Appellee’s liens on the two tracts were not canceled by, but survived, Appellants’ bankruptcy discharge. Farrey v. Sanderfoot,—U.S.-, 111 S.Ct. 1825, 1829, 114 L.Ed.2d 337 (1991); Johnson v. Home State Bank,—U.S.-, 111 S.Ct. 2150, 2154, 115 L.Ed.2d 66 (1991). Furthermore, in a decision this year, the Supreme Court of the United States has held that after a bankruptcy discharge, a debtor cannot even reduce the dollar amount of the creditor’s lien to the ascertained value of the collateral. Dewsnwp v. Timm, — U.S. -, 112 S.Ct. 773, 778, 116 L.Ed.2d 903 (1992). Although discharged in bankruptcy, a debtor thus remains obligated to pay the original personal judgment and lien in full. Id. Unless the value of the two foreclosed tracts extinguished the amount of the first suit judgment, the deficiency remains the debtor’s obligation.
Appellee contends that Appellants had no standing to assert this statutory procedure for cancellation, because, by Appellants’ admission, “they have no interest in the property subject to the prior cause....” Where a party has a personal stake in a controversy, there is standing to sue.
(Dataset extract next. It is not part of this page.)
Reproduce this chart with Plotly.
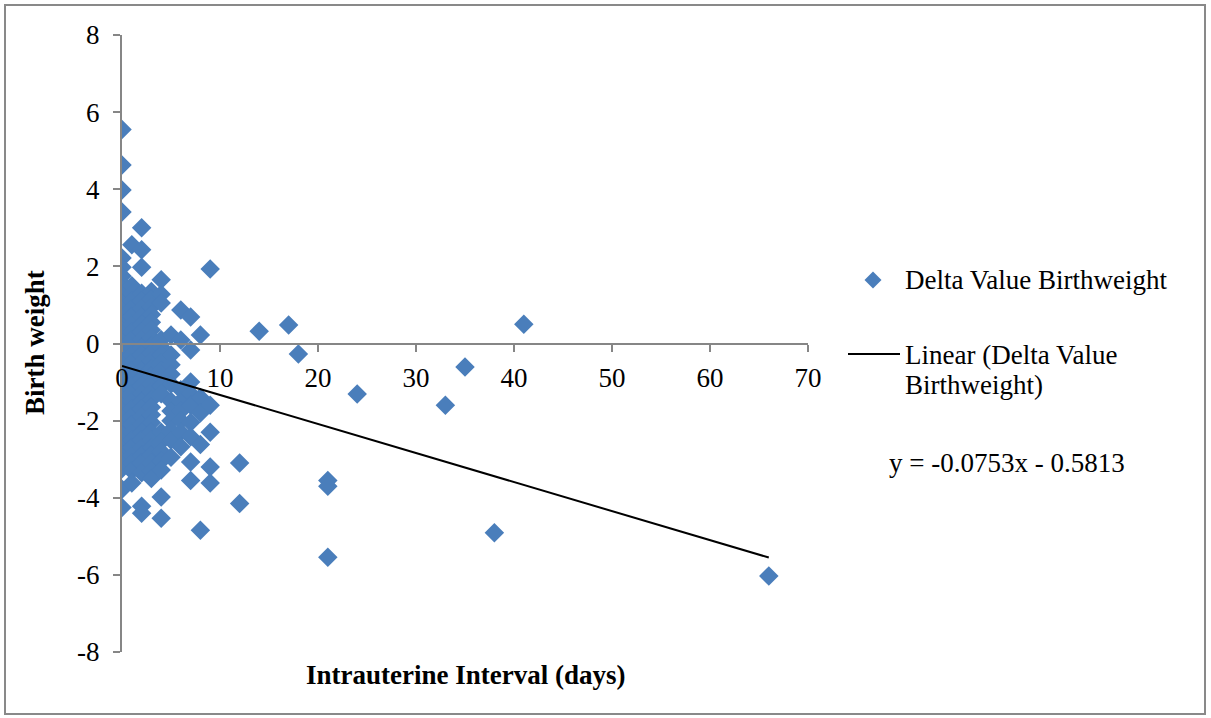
import plotly.graph_objects as go

# ---- data ----
bw_d0 = [5.55, 4.63, 3.98, 3.41, 2.22, 1.98, 1.75, 1.55, 1.4, 1.22, 1.05, 0.88, 0.7, 0.52, 0.35, 0.2,
         0.04, -0.12, -0.28, -0.42, -0.58, -0.72, -0.88, -1.02, -1.18, -1.32, -1.48, -1.62, -1.78,
         -1.92, -2.08, -2.22, -2.38, -2.52, -2.7, -2.88, -3.05, -3.25, -3.78, -4.25]
bw_d1 = [2.56, 1.5, 1.3, 1.1, 0.9, 0.7, 0.5, 0.3, 0.1, -0.1, -0.3, -0.5, -0.7, -0.9, -1.1, -1.3,
         -1.5, -1.7, -1.9, -2.1, -2.3, -2.5, -2.7, -2.9, -3.1, -3.3, -3.62]
bw_d2 = [3.0, 2.43, 1.98, 1.3, 1.1, 0.9, 0.7, 0.5, 0.3, 0.1, -0.1, -0.3, -0.5, -0.7, -0.9, -1.1,
         -1.3, -1.5, -1.7, -1.9, -2.1, -2.3, -2.5, -2.7, -2.9, -3.1, -3.35, -4.22, -4.4]
bw_d3 = [1.35, 1.15, 0.95, 0.75, 0.55, 0.35, 0.15, -0.05, -0.25, -0.45, -0.65, -0.85, -1.05,
         -1.25, -1.45, -1.65, -1.85, -2.05, -2.3, -2.5, -2.7, -2.9, -3.1, -3.3, -3.5]
bw_d4 = [1.65, 1.28, 1.05, 0.1, -0.1, -0.3, -0.5, -0.7, -0.9, -1.1, -1.3, -2.3, -2.55, -2.8,
         -3.05, -3.28, -3.98, -4.53]
bw_d5 = [0.22, -0.3, -0.55, -0.8, -1.05, -1.5, -1.75, -2.0, -2.25, -2.5, -2.95]
bw_d6 = [0.87, 0.09, -1.2, -1.5, -1.75, -2.0, -2.3, -2.68]
bw_d7 = [0.69, -0.17, -1.0, -1.3, -1.6, -2.05, -2.42, -3.07, -3.55]
bw_d8 = [0.22, -1.4, -1.8, -2.62, -4.84]
bw_d9 = [1.93, -1.6, -2.3, -3.2, -3.62]
days_other = [12, 12, 14, 17, 18, 21, 21, 21, 24, 33, 35, 38, 41, 66]
bw_other = [-3.1, -4.15, 0.32, 0.48, -0.27, -3.55, -3.7, -5.54, -1.31, -1.6, -0.61, -4.91, 0.5, -6.03]

trend_slope = -0.0753
trend_intercept = -0.5813

x_ticks = [0, 10, 20, 30, 40, 50, 60, 70]
y_ticks = [-8, -6, -4, -2, 0, 2, 4, 6, 8]
y_tick_labels = ["-8", "-6", "-4", "-2", "0", "2", "4", "6", "8"]

# ---- assemble ----
short_cols = [bw_d0, bw_d1, bw_d2, bw_d3, bw_d4, bw_d5, bw_d6, bw_d7, bw_d8, bw_d9]
interval_days = []
delta_bw = []
for d, col in enumerate(short_cols):
    interval_days += [d] * len(col)
    delta_bw += col
interval_days += days_other
delta_bw += bw_other

tx = [min(interval_days), max(interval_days)]
ty = [trend_slope * v + trend_intercept for v in tx]

FONT = "Liberation Serif"
FS = 27
BLUE = "#4A7EBB"
GRAY = "#868686"

W, H = 1211, 718
L, R, T, B = 122, 403, 35, 66
PW, PH = W - L - R, H - T - B


def px(x):
    return (x - L) / PW


def py(y):
    return (H - B - y) / PH


fig = go.Figure()
fig.add_trace(go.Scatter(
    x=interval_days, y=delta_bw, mode="markers",
    marker=dict(symbol="diamond", size=15, color=BLUE, line=dict(width=0)),
    name="Delta Value Birthweight", showlegend=False,
))
fig.add_trace(go.Scatter(
    x=tx, y=ty, mode="lines", line=dict(color="black", width=2),
    name="Linear (Delta Value Birthweight)", showlegend=False,
))

axis_common = dict(
    showgrid=False, zeroline=False, showline=True, linecolor=GRAY, linewidth=2,
    ticks="outside", ticklen=7, tickwidth=2, tickcolor=GRAY,
    tickfont=dict(family=FONT, size=FS, color="black"),
)
fig.update_xaxes(range=[0, 70], tickvals=x_ticks, anchor="free", position=0.5,
                 ticklabelstandoff=3, **axis_common)
fig.update_yaxes(range=[-8, 8], tickvals=y_ticks, ticktext=y_tick_labels,
                 ticklabelstandoff=8, **axis_common)

shapes = [
    dict(type="rect", xref="paper", yref="paper",
         x0=px(5), x1=px(1205), y0=py(714), y1=py(5),
         line=dict(color="#898989", width=2)),
    dict(type="path", xref="paper", yref="paper",
         path=f"M {px(873)},{py(271.5)} L {px(881.5)},{py(280)} L {px(873)},{py(288.5)} L {px(864.5)},{py(280)} Z",
         fillcolor=BLUE, line=dict(width=0)),
    dict(type="line", xref="paper", yref="paper",
         x0=px(848), x1=px(900), y0=py(354), y1=py(354),
         line=dict(color="black", width=2)),
]

ann_font = dict(family=FONT, size=FS, color="black")
annotations = [
    dict(text="Delta Value Birthweight", x=px(903), y=py(280), xref="paper", yref="paper",
         xanchor="left", yanchor="middle", showarrow=False, font=ann_font),
    dict(text="Linear (Delta Value", x=px(903), y=py(355), xref="paper", yref="paper",
         xanchor="left", yanchor="middle", showarrow=False, font=ann_font),
    dict(text="Birthweight)", x=px(903), y=py(385), xref="paper", yref="paper",
         xanchor="left", yanchor="middle", showarrow=False, font=ann_font),
    dict(text="y = -0.0753x - 0.5813", x=px(887), y=py(463), xref="paper", yref="paper",
         xanchor="left", yanchor="middle", showarrow=False, font=ann_font),
    dict(text="<b>Intrauterine Interval (days)</b>", x=px(465), y=py(675), xref="paper", yref="paper",
         xanchor="center", yanchor="middle", showarrow=False, font=ann_font),
    dict(text="<b>Birth weight</b>", x=px(35), y=py(343), xref="paper", yref="paper",
         xanchor="center", yanchor="middle", showarrow=False, font=ann_font, textangle=-90),
]

fig.update_layout(
    width=W, height=H,
    margin=dict(l=L, r=R, t=T, b=B),
    paper_bgcolor="white", plot_bgcolor="white",
    shapes=shapes, annotations=annotations,
    showlegend=False,
)

fig.write_html("out.html", config={"displayModeBar": False},
               post_script="document.body.style.margin='0';")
City of Bells v. Greater Texoma Utility Authority, 744 S.W.2d 636, 639 (Tex.App.—Dallas 1987, no writ). Since real property acquired by Appellants after bankruptcy may be impressed with Appel-lee’s lien, Appellants have a personal stake in the first suit judgment and lien until discharged. We hold that Appellants have standing to invoke the provisions of Tex. PROP.Code Ann. § 52.021-.024 (Vernon 1984). As stated, there was no evidence of a prior suit involving the same controversy, subject matter, issues and relief as in this suit. Appellants’ first point of error is sustained.
By way of reply point, Appellee seeks damages from Appellants for pursuing an alleged frivolous appeal for the purpose of delay. Tex.R.App.P. 84. In view of our disposition of the case, such damages are not awarded. Appellee’s reply point is denied.
. The record contains no proof of the value of the two tracts foreclosed in the second suit.
. We do not decide whether an order of dismissal with prejudice was the correct procedural device for this pre-trial disposition.